DATA SECTION:
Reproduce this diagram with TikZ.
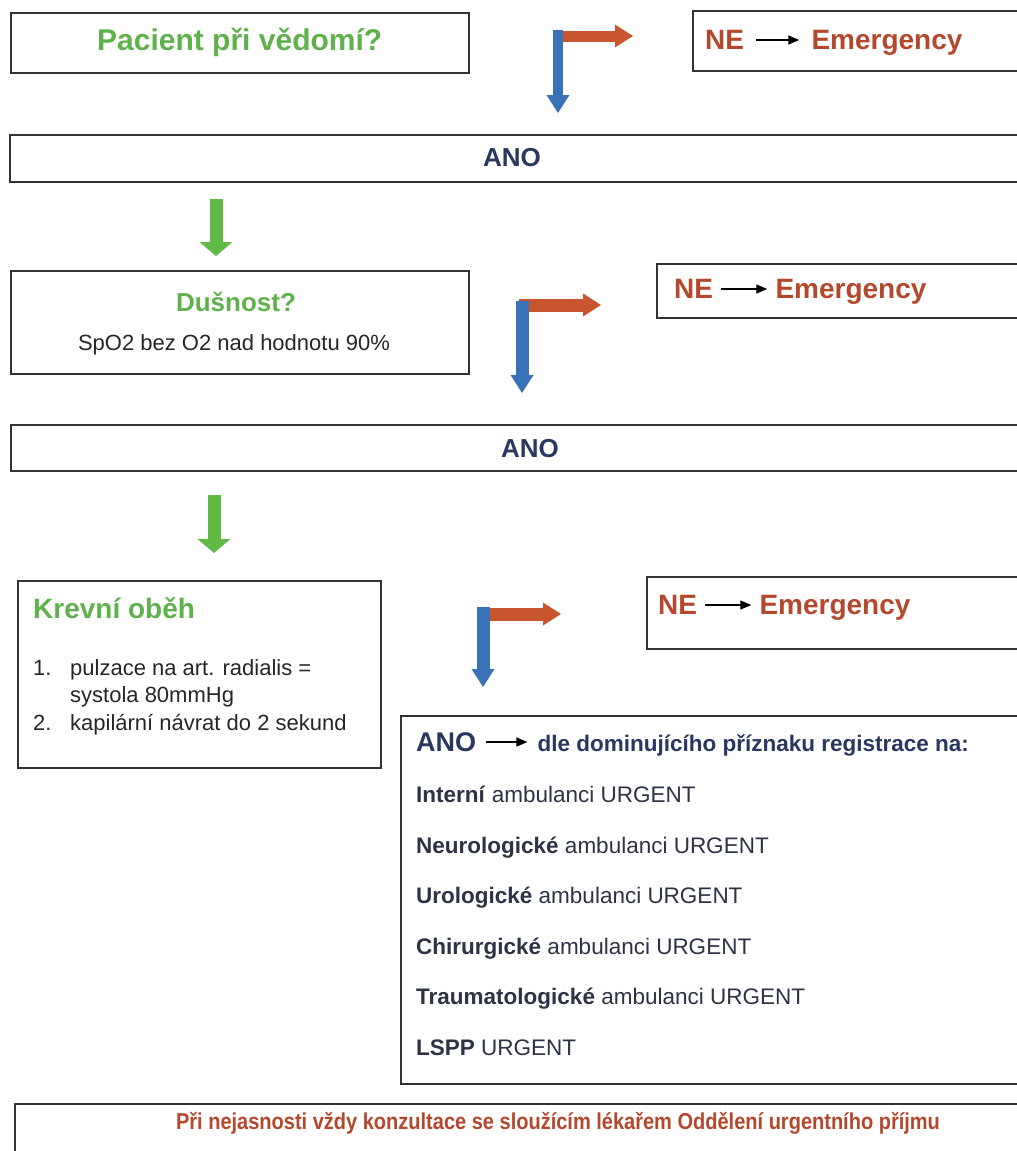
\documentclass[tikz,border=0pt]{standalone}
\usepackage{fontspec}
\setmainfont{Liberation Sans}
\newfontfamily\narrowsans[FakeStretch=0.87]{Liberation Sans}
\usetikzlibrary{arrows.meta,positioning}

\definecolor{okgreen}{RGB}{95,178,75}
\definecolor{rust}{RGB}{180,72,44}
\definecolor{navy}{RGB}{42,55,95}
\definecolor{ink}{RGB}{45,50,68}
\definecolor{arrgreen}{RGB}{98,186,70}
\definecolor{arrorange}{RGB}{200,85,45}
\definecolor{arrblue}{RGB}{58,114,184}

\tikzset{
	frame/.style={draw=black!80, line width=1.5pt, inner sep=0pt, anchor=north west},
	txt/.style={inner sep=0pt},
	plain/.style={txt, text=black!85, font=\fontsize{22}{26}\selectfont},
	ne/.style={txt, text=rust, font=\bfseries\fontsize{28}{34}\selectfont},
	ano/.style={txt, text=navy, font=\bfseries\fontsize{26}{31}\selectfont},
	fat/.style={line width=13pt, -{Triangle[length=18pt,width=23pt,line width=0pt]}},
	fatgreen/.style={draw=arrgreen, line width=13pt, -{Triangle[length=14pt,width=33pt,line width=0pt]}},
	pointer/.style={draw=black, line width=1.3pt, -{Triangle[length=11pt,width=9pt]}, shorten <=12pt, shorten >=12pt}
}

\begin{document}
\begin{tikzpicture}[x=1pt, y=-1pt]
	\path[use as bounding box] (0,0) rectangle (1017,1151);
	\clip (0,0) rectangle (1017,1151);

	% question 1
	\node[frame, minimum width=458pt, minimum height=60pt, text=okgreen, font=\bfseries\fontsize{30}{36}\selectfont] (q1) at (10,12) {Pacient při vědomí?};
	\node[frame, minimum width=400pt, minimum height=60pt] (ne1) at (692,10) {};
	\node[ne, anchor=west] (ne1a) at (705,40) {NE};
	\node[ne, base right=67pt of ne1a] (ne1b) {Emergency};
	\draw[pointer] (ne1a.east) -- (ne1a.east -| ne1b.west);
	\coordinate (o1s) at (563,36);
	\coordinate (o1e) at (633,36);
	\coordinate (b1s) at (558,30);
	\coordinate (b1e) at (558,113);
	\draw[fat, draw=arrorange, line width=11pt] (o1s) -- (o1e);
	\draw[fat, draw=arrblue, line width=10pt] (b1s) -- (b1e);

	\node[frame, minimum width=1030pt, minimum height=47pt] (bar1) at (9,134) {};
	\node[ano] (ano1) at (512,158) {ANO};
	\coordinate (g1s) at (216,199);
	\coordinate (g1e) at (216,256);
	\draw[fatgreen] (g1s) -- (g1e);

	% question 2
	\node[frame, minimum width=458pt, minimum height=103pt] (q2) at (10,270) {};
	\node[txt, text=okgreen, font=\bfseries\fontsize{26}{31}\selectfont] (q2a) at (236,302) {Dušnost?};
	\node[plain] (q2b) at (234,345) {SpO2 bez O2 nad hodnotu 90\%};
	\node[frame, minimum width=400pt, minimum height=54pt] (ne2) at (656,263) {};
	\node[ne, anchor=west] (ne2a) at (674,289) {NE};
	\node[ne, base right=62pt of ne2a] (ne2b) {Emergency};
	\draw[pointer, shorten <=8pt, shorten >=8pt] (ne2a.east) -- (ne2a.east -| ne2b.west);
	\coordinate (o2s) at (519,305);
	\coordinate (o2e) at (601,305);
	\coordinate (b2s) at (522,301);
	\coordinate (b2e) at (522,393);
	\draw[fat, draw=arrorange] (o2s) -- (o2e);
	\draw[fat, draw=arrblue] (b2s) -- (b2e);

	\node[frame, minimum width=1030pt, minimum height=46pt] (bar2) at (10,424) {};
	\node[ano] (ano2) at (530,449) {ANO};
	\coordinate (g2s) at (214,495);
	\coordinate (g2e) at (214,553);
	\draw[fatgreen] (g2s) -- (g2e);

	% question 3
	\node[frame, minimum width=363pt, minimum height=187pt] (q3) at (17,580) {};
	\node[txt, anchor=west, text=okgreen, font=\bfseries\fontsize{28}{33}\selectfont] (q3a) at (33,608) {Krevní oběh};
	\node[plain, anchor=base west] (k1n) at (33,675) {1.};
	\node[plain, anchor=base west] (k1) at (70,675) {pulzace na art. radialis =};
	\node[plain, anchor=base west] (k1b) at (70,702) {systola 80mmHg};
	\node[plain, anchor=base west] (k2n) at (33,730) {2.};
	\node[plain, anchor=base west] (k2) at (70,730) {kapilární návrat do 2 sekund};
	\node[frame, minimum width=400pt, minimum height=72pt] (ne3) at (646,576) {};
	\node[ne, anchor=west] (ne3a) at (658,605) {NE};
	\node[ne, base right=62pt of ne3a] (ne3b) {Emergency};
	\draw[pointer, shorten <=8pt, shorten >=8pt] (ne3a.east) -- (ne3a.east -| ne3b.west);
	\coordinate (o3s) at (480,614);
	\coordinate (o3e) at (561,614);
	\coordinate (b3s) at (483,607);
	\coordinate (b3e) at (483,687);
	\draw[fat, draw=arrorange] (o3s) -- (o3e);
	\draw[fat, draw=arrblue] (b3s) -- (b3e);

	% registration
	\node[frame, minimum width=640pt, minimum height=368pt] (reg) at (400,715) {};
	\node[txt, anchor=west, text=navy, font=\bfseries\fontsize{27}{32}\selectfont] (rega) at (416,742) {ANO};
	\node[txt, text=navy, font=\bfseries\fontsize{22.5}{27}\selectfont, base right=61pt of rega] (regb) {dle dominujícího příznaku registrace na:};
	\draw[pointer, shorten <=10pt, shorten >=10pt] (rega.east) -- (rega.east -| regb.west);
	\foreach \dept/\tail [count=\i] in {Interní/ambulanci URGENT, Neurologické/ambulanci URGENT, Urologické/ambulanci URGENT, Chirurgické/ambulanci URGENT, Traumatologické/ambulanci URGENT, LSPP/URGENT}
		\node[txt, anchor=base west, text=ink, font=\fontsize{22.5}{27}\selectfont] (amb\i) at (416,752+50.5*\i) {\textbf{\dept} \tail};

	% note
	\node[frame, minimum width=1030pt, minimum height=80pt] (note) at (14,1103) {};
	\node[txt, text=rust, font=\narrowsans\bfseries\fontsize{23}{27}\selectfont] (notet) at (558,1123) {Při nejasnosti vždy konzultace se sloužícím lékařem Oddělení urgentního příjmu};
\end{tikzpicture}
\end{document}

GOAL:
Copy every line of the data exactly as written, excluding the pictures.

FULL ANSWER:
Reproduce this diagram with TikZ.
\documentclass[tikz,border=0pt]{standalone}
\usepackage{fontspec}
\setmainfont{Liberation Sans}
\newfontfamily\narrowsans[FakeStretch=0.87]{Liberation Sans}
\usetikzlibrary{arrows.meta,positioning}

\definecolor{okgreen}{RGB}{95,178,75}
\definecolor{rust}{RGB}{180,72,44}
\definecolor{navy}{RGB}{42,55,95}
\definecolor{ink}{RGB}{45,50,68}
\definecolor{arrgreen}{RGB}{98,186,70}
\definecolor{arrorange}{RGB}{200,85,45}
\definecolor{arrblue}{RGB}{58,114,184}

\tikzset{
	frame/.style={draw=black!80, line width=1.5pt, inner sep=0pt, anchor=north west},
	txt/.style={inner sep=0pt},
	plain/.style={txt, text=black!85, font=\fontsize{22}{26}\selectfont},
	ne/.style={txt, text=rust, font=\bfseries\fontsize{28}{34}\selectfont},
	ano/.style={txt, text=navy, font=\bfseries\fontsize{26}{31}\selectfont},
	fat/.style={line width=13pt, -{Triangle[length=18pt,width=23pt,line width=0pt]}},
	fatgreen/.style={draw=arrgreen, line width=13pt, -{Triangle[length=14pt,width=33pt,line width=0pt]}},
	pointer/.style={draw=black, line width=1.3pt, -{Triangle[length=11pt,width=9pt]}, shorten <=12pt, shorten >=12pt}
}

\begin{document}
\begin{tikzpicture}[x=1pt, y=-1pt]
	\path[use as bounding box] (0,0) rectangle (1017,1151);
	\clip (0,0) rectangle (1017,1151);

	% question 1
	\node[frame, minimum width=458pt, minimum height=60pt, text=okgreen, font=\bfseries\fontsize{30}{36}\selectfont] (q1) at (10,12) {Pacient při vědomí?};
	\node[frame, minimum width=400pt, minimum height=60pt] (ne1) at (692,10) {};
	\node[ne, anchor=west] (ne1a) at (705,40) {NE};
	\node[ne, base right=67pt of ne1a] (ne1b) {Emergency};
	\draw[pointer] (ne1a.east) -- (ne1a.east -| ne1b.west);
	\coordinate (o1s) at (563,36);
	\coordinate (o1e) at (633,36);
	\coordinate (b1s) at (558,30);
	\coordinate (b1e) at (558,113);
	\draw[fat, draw=arrorange, line width=11pt] (o1s) -- (o1e);
	\draw[fat, draw=arrblue, line width=10pt] (b1s) -- (b1e);

	\node[frame, minimum width=1030pt, minimum height=47pt] (bar1) at (9,134) {};
	\node[ano] (ano1) at (512,158) {ANO};
	\coordinate (g1s) at (216,199);
	\coordinate (g1e) at (216,256);
	\draw[fatgreen] (g1s) -- (g1e);

	% question 2
	\node[frame, minimum width=458pt, minimum height=103pt] (q2) at (10,270) {};
	\node[txt, text=okgreen, font=\bfseries\fontsize{26}{31}\selectfont] (q2a) at (236,302) {Dušnost?};
	\node[plain] (q2b) at (234,345) {SpO2 bez O2 nad hodnotu 90\%};
	\node[frame, minimum width=400pt, minimum height=54pt] (ne2) at (656,263) {};
	\node[ne, anchor=west] (ne2a) at (674,289) {NE};
	\node[ne, base right=62pt of ne2a] (ne2b) {Emergency};
	\draw[pointer, shorten <=8pt, shorten >=8pt] (ne2a.east) -- (ne2a.east -| ne2b.west);
	\coordinate (o2s) at (519,305);
	\coordinate (o2e) at (601,305);
	\coordinate (b2s) at (522,301);
	\coordinate (b2e) at (522,393);
	\draw[fat, draw=arrorange] (o2s) -- (o2e);
	\draw[fat, draw=arrblue] (b2s) -- (b2e);

	\node[frame, minimum width=1030pt, minimum height=46pt] (bar2) at (10,424) {};
	\node[ano] (ano2) at (530,449) {ANO};
	\coordinate (g2s) at (214,495);
	\coordinate (g2e) at (214,553);
	\draw[fatgreen] (g2s) -- (g2e);

	% question 3
	\node[frame, minimum width=363pt, minimum height=187pt] (q3) at (17,580) {};
	\node[txt, anchor=west, text=okgreen, font=\bfseries\fontsize{28}{33}\selectfont] (q3a) at (33,608) {Krevní oběh};
	\node[plain, anchor=base west] (k1n) at (33,675) {1.};
	\node[plain, anchor=base west] (k1) at (70,675) {pulzace na art. radialis =};
	\node[plain, anchor=base west] (k1b) at (70,702) {systola 80mmHg};
	\node[plain, anchor=base west] (k2n) at (33,730) {2.};
	\node[plain, anchor=base west] (k2) at (70,730) {kapilární návrat do 2 sekund};
	\node[frame, minimum width=400pt, minimum height=72pt] (ne3) at (646,576) {};
	\node[ne, anchor=west] (ne3a) at (658,605) {NE};
	\node[ne, base right=62pt of ne3a] (ne3b) {Emergency};
	\draw[pointer, shorten <=8pt, shorten >=8pt] (ne3a.east) -- (ne3a.east -| ne3b.west);
	\coordinate (o3s) at (480,614);
	\coordinate (o3e) at (561,614);
	\coordinate (b3s) at (483,607);
	\coordinate (b3e) at (483,687);
	\draw[fat, draw=arrorange] (o3s) -- (o3e);
	\draw[fat, draw=arrblue] (b3s) -- (b3e);

	% registration
	\node[frame, minimum width=640pt, minimum height=368pt] (reg) at (400,715) {};
	\node[txt, anchor=west, text=navy, font=\bfseries\fontsize{27}{32}\selectfont] (rega) at (416,742) {ANO};
	\node[txt, text=navy, font=\bfseries\fontsize{22.5}{27}\selectfont, base right=61pt of rega] (regb) {dle dominujícího příznaku registrace na:};
	\draw[pointer, shorten <=10pt, shorten >=10pt] (rega.east) -- (rega.east -| regb.west);
	\foreach \dept/\tail [count=\i] in {Interní/ambulanci URGENT, Neurologické/ambulanci URGENT, Urologické/ambulanci URGENT, Chirurgické/ambulanci URGENT, Traumatologické/ambulanci URGENT, LSPP/URGENT}
		\node[txt, anchor=base west, text=ink, font=\fontsize{22.5}{27}\selectfont] (amb\i) at (416,752+50.5*\i) {\textbf{\dept} \tail};

	% note
	\node[frame, minimum width=1030pt, minimum height=80pt] (note) at (14,1103) {};
	\node[txt, text=rust, font=\narrowsans\bfseries\fontsize{23}{27}\selectfont] (notet) at (558,1123) {Při nejasnosti vždy konzultace se sloužícím lékařem Oddělení urgentního příjmu};
\end{tikzpicture}
\end{document}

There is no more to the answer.